The best part? It's a great way to sneak fish sauce into people's diets. Fish sauce alone can be a little intimidating, but hide in the trojan horse that is cha lua? No one will be the wiser.

1. Pâté and Weird Mayonnaise are Glue

Really, I would just eat this
Really, I would just eat this
Photo by Rowena

And the most important part of the bánh mì base: You can't have a bánh mì without the weird Vietnamese mayonnaise and pâté.

The mixture serves three purposes. First off, it tastes amazing. The mayo especially stands out, seeing how it's not so much mayo as it is some kind of weird mayo-butter hybrid: rich, kind of tangy, and again, super rich. Second, literally keeps everything in place, like an edible cement that actually tastes better than a good chunk of the sandwich. And finally, it keeps the bread structured.

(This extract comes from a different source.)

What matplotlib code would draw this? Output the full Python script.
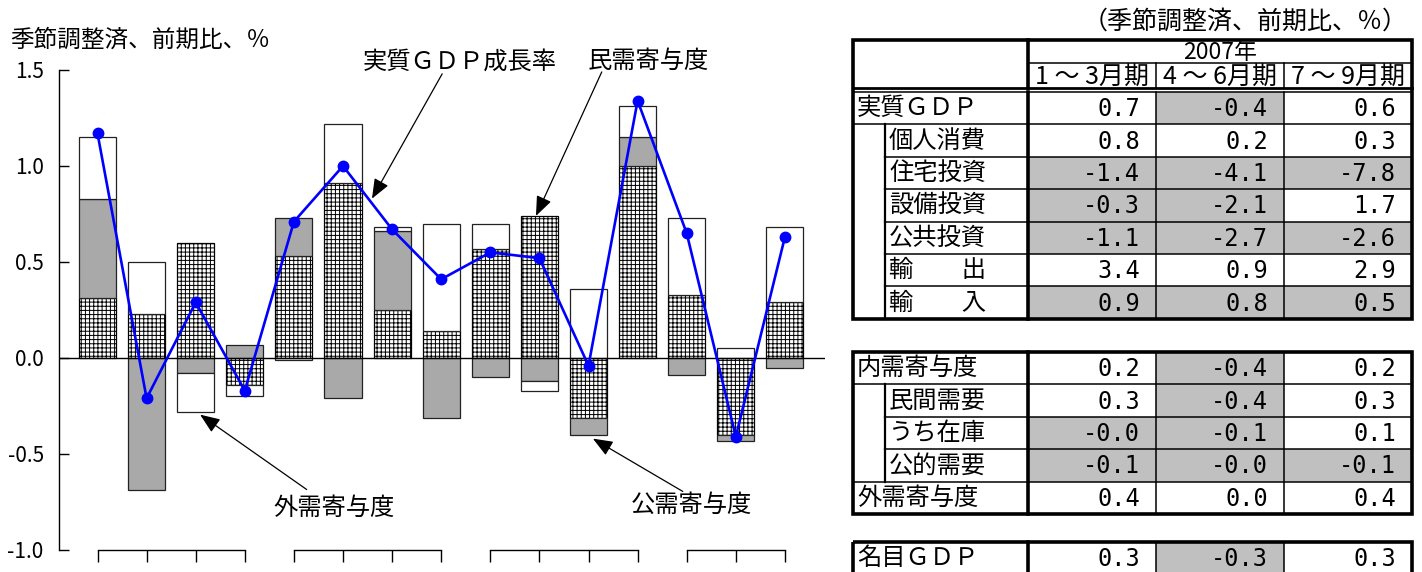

Not to say that anything in a bánh mì is particularly moist, but no water is going to break apart baguette that's behind the hydrophobic shield of pâté and mayo.

Under appreciated, sure, but this mix is one of the most important pieces of a proper bánh mì. To leave it out, well, you might as well just be selling tortas (or Double Downs).

An aside: Here's a short bonus tip. Follow the philosophy of bánh mì. Everything in the sandwich is strongly-flavored and bright. There's nothing mellow but the bread. I honestly don't care if you shove Hot Cheetos into a sandwich if you avoid cucumber. (Yes, I know some places in the United States sell bánh mì with cucumber. It's a horrible idea. It actually subtracts from the sandwich, don't do it.)

Got that Yum!? Follow these five (six) rules, and maybe you won't go out of business in a year.